The fear of being alone with ourselves is … a feeling of embarrassment, bordering sometimes on terror at seeing a person at once so well known and so strange; we are afraid and run away. We thus miss the chance of listening to ourselves, and we continue to ignore our conscience. – Erich Fromm (1900-1980) Man for Himself: An inquiry into the Psychology of Ethics 4.2.B, 1947
How true is this for you? The following is an excerpt from the book I am forever finishing about the solitude I faced.

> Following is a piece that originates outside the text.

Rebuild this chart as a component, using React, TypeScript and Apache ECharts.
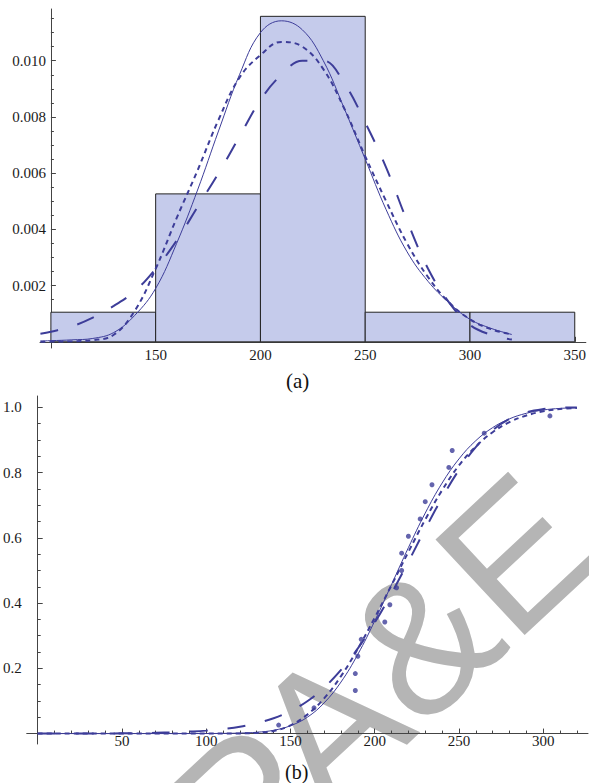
import { useEffect, useRef } from 'react';
import * as echarts from 'echarts';

// ---------- data (a): histogram + fitted densities ----------
const histEdges = [100, 150, 200, 250, 300, 350];
const histDensity = [0.001053, 0.005263, 0.011579, 0.001053, 0.001053];

const pdfX = [95, 100, 110, 120, 130, 140, 150, 160, 170, 180, 190, 200, 210, 220, 230, 240, 250, 260, 270, 280, 290, 300, 310, 320];
const pdfSolid = [0.00003, 0.00004, 0.00007, 0.00012, 0.00033, 0.00094, 0.0019, 0.0035, 0.0054, 0.0075, 0.0095, 0.011, 0.01142, 0.0111, 0.01, 0.0083, 0.0065, 0.0047, 0.0032, 0.00215, 0.00139, 0.0008, 0.00048, 0.00026];
const pdfShortDash = [0, 0.00001, 0.00002, 0.00006, 0.00025, 0.0011, 0.0026, 0.0044, 0.0061, 0.0079, 0.0094, 0.0102, 0.01067, 0.0105, 0.0097, 0.0083, 0.0066, 0.005, 0.0035, 0.0023, 0.0014, 0.0008, 0.00045, 0.00026];
const pdfLongDash = [0.00029, 0.00036, 0.00055, 0.00086, 0.00128, 0.0018, 0.0026, 0.0036, 0.0048, 0.006, 0.0073, 0.0086, 0.0095, 0.01, 0.01, 0.0092, 0.0078, 0.0062, 0.0043, 0.0026, 0.0014, 0.0006, 0.00025, 0.00008];

// ---------- data (b): empirical and fitted CDFs ----------
const cdfX = [0, 10, 20, 30, 40, 50, 60, 70, 80, 90, 100, 110, 120, 130, 140, 150, 160, 170, 180, 190, 200, 210, 220, 230, 240, 250, 260, 270, 280, 290, 300, 310, 320];
const cdfSolid = [0, 0, 0, 0, 0, 0, 0, 0, 0, 0.0001, 0.0002, 0.0005, 0.0015, 0.004, 0.01, 0.024, 0.05, 0.094, 0.158, 0.243, 0.345, 0.457, 0.57, 0.676, 0.768, 0.842, 0.898, 0.938, 0.965, 0.982, 0.992, 0.997, 0.999];
const cdfShortDash = [0, 0, 0, 0, 0, 0, 0, 0, 0, 0, 0, 0.0001, 0.0005, 0.002, 0.008, 0.025, 0.058, 0.108, 0.176, 0.26, 0.355, 0.455, 0.557, 0.656, 0.746, 0.822, 0.88, 0.924, 0.955, 0.975, 0.988, 0.995, 0.998];
const cdfLongDash = [0, 0, 0.00002, 0.0001, 0.0003, 0.0007, 0.0013, 0.0023, 0.0038, 0.006, 0.009, 0.014, 0.021, 0.032, 0.047, 0.069, 0.099, 0.141, 0.195, 0.261, 0.34, 0.43, 0.527, 0.627, 0.723, 0.808, 0.878, 0.93, 0.965, 0.985, 0.995, 0.999, 1.0];

const sampleX = [143, 164, 188.5, 188.5, 190, 192, 206, 209, 213, 216, 216, 220, 227, 230, 234, 244, 246, 265, 304];
const sampleF = [0.026, 0.079, 0.132, 0.184, 0.237, 0.289, 0.342, 0.395, 0.447, 0.5, 0.553, 0.605, 0.658, 0.711, 0.763, 0.816, 0.868, 0.921, 0.974];

// ---------- ticks ----------
const pdfXTicks = [150, 200, 250, 300, 350];
const pdfYTicks = [0.002, 0.004, 0.006, 0.008, 0.01];
const pdfYMinor = [0.0005, 0.001, 0.0015, 0.0025, 0.003, 0.0035, 0.0045, 0.005, 0.0055, 0.0065, 0.007, 0.0075, 0.0085, 0.009, 0.0095, 0.0105, 0.011, 0.0115];
const cdfXTicks = [50, 100, 150, 200, 250, 300];
const cdfXMinor = [10, 20, 30, 40, 60, 70, 80, 90, 110, 120, 130, 140, 160, 170, 180, 190, 210, 220, 230, 240, 260, 270, 280, 290, 310, 320];
const cdfYTicks = [0.2, 0.4, 0.6, 0.8, 1.0];
const cdfYMinor = [0.05, 0.1, 0.15, 0.25, 0.3, 0.35, 0.45, 0.5, 0.55, 0.65, 0.7, 0.75, 0.85, 0.9, 0.95];

const LINE = '#3d3d99';
const AXIS = '#444';
const FONT = '"Liberation Serif", "DejaVu Serif", serif';

function zip(xs: number[], ys: number[]) {
  return xs.map((x, i) => [x, ys[i]]);
}

export default function App() {
  const ref = useRef<HTMLDivElement>(null);
  useEffect(() => {
    if (!ref.current) return;
    const chart = echarts.init(ref.current, undefined, { renderer: 'svg' });
    const axisLine = { show: true, lineStyle: { color: AXIS, width: 1 } };
    const label = (digits: number, margin: number, values: number[]) => ({
      show: true,
      customValues: values,
      formatter: (v: number) => v.toFixed(digits),
      color: '#1a1a1a',
      fontFamily: FONT,
      fontSize: 15,
      margin,
    });
    const tick = (values: number[], len: number) => ({
      show: true,
      inside: true,
      length: len,
      customValues: values,
      lineStyle: { color: AXIS, width: 1 },
    });
    const lineSeries = (
      data: number[][],
      xi: number,
      yi: number,
      width: number,
      type: any
    ) => ({
      type: 'line',
      xAxisIndex: xi,
      yAxisIndex: yi,
      data,
      showSymbol: false,
      smooth: 0.4,
      clip: true,
      z: 5,
      lineStyle: { color: LINE, width, type, cap: 'butt' },
    });

    chart.setOption({
      animation: false,
      grid: [
        { left: 40, top: 9, width: 548, height: 339 },
        { left: 25, top: 396, width: 563, height: 348 },
      ],
      xAxis: [
        {
          gridIndex: 0, type: 'value', min: 94.8, max: 355.3, position: 'bottom',
          axisLine, axisTick: tick(pdfXTicks, 5), axisLabel: label(0, -1, pdfXTicks),
          splitLine: { show: false },
        },
        {
          gridIndex: 1, type: 'value', min: -6.5, max: 326.6, position: 'bottom',
          axisLine, axisTick: tick(cdfXTicks, 5), axisLabel: label(0, -11, cdfXTicks),
          splitLine: { show: false },
        },
        {
          gridIndex: 1, type: 'value', min: -6.5, max: 326.6, position: 'bottom',
          axisLine: { show: false }, axisTick: tick(cdfXMinor, 3), axisLabel: { show: false },
          splitLine: { show: false },
        },
      ],
      yAxis: [
        {
          gridIndex: 0, type: 'value', min: -0.00022, max: 0.01184, offset: -10.9, position: 'left',
          axisLine, axisTick: tick(pdfYTicks, 5), axisLabel: label(3, 5, pdfYTicks),
          splitLine: { show: false },
        },
        {
          gridIndex: 0, type: 'value', min: -0.00022, max: 0.01184, offset: -10.9, position: 'left',
          axisLine: { show: false }, axisTick: tick(pdfYMinor, 3), axisLabel: { show: false },
          splitLine: { show: false },
        },
        {
          gridIndex: 1, type: 'value', min: -0.032, max: 1.035, position: 'left',
          axisLine, axisTick: tick(cdfYTicks, 5), axisLabel: label(1, 5, cdfYTicks),
          splitLine: { show: false },
        },
        {
          gridIndex: 1, type: 'value', min: -0.032, max: 1.035, position: 'left',
          axisLine: { show: false }, axisTick: tick(cdfYMinor, 3), axisLabel: { show: false },
          splitLine: { show: false },
        },
      ],
      graphic: [
        {
          type: 'text', left: 286, top: 370, z: 10,
          style: { text: '(a)', font: `21px ${FONT}`, fill: '#111' },
        },
        {
          type: 'text', left: 285, top: 762, z: 10,
          style: { text: '(b)', font: `20px ${FONT}`, fill: '#111' },
        },
        {
          type: 'text', x: 561, y: 511, rotation: 0.75, z: -10, silent: true,
          style: {
            text: 'PA&E', font: `190px "Liberation Sans", sans-serif`, fill: '#b5b5b5',
            align: 'right', verticalAlign: 'middle',
          },
        },
      ],
      series: [
        {
          type: 'custom',
          xAxisIndex: 0,
          yAxisIndex: 0,
          z: 2,
          data: histDensity.map((d, i) => [histEdges[i], histEdges[i + 1], d]),
          encode: { x: [0, 1], y: 2 },
          renderItem: (params: any, api: any) => {
            const p0 = api.coord([api.value(0), api.value(2)]);
            const p1 = api.coord([api.value(1), 0]);
            return {
              type: 'rect',
              shape: { x: p0[0], y: p0[1], width: p1[0] - p0[0], height: p1[1] - p0[1] },
              style: { fill: '#c5cbeb', stroke: '#222', lineWidth: 1 },
            };
          },
        },
        lineSeries(zip(pdfX, pdfSolid), 0, 0, 1, 'solid'),
        lineSeries(zip(pdfX, pdfShortDash), 0, 0, 2, [5, 4]),
        lineSeries(zip(pdfX, pdfLongDash), 0, 0, 2, [18, 20]),
        lineSeries(zip(cdfX, cdfSolid), 1, 2, 1, 'solid'),
        lineSeries(zip(cdfX, cdfShortDash), 1, 2, 2, [5, 4]),
        lineSeries(zip(cdfX, cdfLongDash), 1, 2, 2, [18, 20]),
        {
          type: 'scatter',
          xAxisIndex: 1,
          yAxisIndex: 2,
          z: 6,
          symbol: 'circle',
          symbolSize: 5,
          itemStyle: { color: LINE },
          data: zip(sampleX, sampleF),
        },
      ],
    });
    return () => chart.dispose();
  }, []);
  return (
    <div
      ref={ref}
      style={{ position: 'fixed', left: 0, top: 0, width: 589, height: 783, background: '#fff' }}
    />
  );
}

I was shocked at how alone and frightened I was after my husband was removed, the silence was more deafening and frightening than I could have ever imagined. I couldn’t wait to be away from him but I never realized how alone and more isolated I would feel. I was now alone with my thoughts and they were restlessly fighting to be heard. Day by day, year by year my husband, like most abusers, had isolated me from all family, all other human contact. I now know that he had feared that I would tell someone of the way I lived and he would no longer be the ruler of the house. Suddenly, I could do what I wanted and had complete control over my life, but I had no idea what to do now for I had not lived for a long time now. I felt as though I were coming out of a coma that had lasted for ten years, I couldn’t even remember how to breathe without the fear of doing it too loud and upsetting him. It would take some time for me to remember that I could now have an opinion, but having been so long without being able to genuinely express one, would feel foreign to me, even now over ten years later. I felt so deeply ashamed that I was in my early thirties, and afraid of my own shadow and closing my eyes. The last thing I could do was to let my guard down.
How did you cope with the solitude after domestic violence? Do you find any solitude if you are living in abuse?